Spring-bred swarms will spread to summer breeding areas

The unprecedented Desert Locust threat to food security and livelihoods continues in the Horn of Africa and is likely to spread to southwest Asia and perhaps West Africa.

EAST AFRICA & YEMEN
In East Africa, second-generation breeding is underway in northwest Kenya and numerous hopper bands have formed that will give rise to immature swarms from the second week of June until at least mid-July. A similar situation is underway in Somalia and Ethiopia. Control operations continue in all affected areas. Most of the new swarms will migrate northwards from Kenya to Ethiopia and traverse South Sudan to Sudan after mid-June while other swarms will move to northern Ethiopia. Swarms that reach northeast Somalia are likely to migrate across the northern Indian Ocean to the Indo-Pakistan border area.

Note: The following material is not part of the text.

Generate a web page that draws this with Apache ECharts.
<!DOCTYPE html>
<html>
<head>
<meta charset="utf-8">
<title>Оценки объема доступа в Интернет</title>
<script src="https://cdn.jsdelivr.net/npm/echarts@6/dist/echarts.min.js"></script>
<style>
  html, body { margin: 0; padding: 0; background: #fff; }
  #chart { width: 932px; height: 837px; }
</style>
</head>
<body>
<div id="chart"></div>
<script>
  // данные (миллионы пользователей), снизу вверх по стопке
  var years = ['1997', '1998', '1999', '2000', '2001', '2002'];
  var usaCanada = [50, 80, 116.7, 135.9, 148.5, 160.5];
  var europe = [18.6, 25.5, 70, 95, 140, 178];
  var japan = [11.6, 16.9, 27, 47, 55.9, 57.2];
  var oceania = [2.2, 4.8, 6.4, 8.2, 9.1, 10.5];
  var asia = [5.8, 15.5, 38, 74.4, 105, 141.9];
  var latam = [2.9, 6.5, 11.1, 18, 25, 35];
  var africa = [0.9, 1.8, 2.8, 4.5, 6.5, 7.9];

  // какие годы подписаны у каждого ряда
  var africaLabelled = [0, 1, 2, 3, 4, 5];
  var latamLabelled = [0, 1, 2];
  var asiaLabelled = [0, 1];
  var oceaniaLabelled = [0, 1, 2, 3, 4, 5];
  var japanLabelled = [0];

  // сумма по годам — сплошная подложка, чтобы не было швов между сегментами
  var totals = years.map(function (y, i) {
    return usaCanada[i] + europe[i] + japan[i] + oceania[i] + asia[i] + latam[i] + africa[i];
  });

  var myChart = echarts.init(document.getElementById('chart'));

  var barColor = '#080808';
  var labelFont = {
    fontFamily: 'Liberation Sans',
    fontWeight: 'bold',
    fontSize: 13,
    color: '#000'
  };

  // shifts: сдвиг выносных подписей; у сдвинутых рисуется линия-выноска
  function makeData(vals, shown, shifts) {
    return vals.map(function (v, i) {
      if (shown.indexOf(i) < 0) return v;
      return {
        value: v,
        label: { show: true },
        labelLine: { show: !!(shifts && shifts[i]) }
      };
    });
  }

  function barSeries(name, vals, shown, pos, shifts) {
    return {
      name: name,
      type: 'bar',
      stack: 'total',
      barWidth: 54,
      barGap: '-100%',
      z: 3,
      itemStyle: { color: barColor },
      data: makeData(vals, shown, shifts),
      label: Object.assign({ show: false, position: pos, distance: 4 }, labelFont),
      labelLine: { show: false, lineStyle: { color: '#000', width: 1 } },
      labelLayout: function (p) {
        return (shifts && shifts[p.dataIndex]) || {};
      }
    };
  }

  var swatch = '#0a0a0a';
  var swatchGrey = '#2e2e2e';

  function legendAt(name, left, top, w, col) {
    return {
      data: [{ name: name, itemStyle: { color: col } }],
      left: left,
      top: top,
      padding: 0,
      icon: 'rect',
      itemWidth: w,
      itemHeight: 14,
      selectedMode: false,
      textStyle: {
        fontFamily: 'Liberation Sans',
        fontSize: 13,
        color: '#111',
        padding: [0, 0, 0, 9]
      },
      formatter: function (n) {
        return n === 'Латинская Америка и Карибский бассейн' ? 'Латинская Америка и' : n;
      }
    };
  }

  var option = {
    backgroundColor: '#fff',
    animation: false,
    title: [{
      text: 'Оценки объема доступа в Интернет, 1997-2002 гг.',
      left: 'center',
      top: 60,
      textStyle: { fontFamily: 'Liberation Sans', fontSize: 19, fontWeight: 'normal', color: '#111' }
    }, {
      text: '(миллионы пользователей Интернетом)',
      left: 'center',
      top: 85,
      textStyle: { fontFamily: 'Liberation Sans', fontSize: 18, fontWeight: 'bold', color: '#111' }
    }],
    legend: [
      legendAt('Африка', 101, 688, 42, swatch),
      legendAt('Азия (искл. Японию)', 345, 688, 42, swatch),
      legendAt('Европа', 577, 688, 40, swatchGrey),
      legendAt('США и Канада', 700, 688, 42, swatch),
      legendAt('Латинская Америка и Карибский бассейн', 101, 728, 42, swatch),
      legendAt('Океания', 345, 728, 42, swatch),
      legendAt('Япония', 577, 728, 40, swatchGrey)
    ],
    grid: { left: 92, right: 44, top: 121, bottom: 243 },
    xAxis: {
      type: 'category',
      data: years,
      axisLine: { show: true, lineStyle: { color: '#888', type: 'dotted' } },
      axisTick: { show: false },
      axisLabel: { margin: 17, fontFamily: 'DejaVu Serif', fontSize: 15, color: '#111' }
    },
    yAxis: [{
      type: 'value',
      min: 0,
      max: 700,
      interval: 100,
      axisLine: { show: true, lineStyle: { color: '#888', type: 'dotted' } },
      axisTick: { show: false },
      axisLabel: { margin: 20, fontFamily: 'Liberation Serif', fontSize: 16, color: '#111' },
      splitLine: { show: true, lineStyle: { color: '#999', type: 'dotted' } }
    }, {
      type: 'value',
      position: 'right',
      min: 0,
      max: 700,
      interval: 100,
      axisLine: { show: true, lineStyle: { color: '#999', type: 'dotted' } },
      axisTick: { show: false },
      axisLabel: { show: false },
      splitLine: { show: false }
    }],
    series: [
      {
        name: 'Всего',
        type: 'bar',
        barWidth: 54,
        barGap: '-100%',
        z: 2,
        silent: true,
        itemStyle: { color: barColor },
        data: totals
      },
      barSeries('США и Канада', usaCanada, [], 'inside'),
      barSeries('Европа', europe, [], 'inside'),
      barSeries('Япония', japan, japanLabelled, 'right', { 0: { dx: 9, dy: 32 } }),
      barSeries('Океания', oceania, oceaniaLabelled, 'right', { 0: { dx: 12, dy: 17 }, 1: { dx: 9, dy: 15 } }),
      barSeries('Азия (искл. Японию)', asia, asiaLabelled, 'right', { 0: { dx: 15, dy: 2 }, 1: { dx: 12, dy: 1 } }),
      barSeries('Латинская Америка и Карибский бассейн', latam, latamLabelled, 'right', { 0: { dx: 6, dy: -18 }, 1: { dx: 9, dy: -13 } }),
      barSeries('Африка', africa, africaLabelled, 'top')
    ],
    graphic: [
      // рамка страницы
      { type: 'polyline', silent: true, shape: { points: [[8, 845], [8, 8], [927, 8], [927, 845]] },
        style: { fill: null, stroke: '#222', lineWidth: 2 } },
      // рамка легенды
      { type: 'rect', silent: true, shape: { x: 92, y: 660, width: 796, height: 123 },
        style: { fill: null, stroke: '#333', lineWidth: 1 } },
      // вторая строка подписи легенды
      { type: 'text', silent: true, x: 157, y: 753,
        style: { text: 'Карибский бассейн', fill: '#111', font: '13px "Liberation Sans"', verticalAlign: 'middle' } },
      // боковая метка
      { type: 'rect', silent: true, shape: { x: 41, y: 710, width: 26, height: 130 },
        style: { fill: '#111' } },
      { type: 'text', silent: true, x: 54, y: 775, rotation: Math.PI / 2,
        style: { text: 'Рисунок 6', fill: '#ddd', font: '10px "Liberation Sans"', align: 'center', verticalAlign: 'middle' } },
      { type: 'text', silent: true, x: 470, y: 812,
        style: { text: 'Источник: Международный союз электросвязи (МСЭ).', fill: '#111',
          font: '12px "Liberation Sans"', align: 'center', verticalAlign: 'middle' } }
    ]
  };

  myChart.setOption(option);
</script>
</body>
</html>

In Yemen, breeding is in progress along the southern coast and in the interior where swarms are likely to form, some of which could migrate to northern Somalia and northeast Ethiopia.

SOUTH-WEST ASIA
Control operations continue in spring breeding areas of Iran and Pakistan. Early migration of spring-bred swarms from southwest Pakistan to Rajasthan, India occurred in May before the monsoon and some swarms continued to northern states for the first time since 1962. The swarms will oscillate east and westwards before returning to lay eggs with the onset of the monsoon in Rajasthan where successive waves of swarms will arrive from southern Iran in June and the Horn of Africa in July. Control operations are underway.

WEST AFRICA
In Sudan, the seasonal rains commenced recently in the extreme south of the summer breeding area just north of South Sudan. If rains continue in the coming weeks, then conditions are likely to be favourable for any swarms that arrive from Ethiopia and Kenya and they would be more likely to settle, mature and lay eggs. If, on the other hand, rains are limited and conditions remain dry during June in Sudan, then swarms would continue to eastern Chad in the last week of June and migrate further west in the Sahel of West Africa ahead of the summer rains, reaching eastern Niger during the first week of July, eastern Mali in mid-July, southeast Mauritania in late July.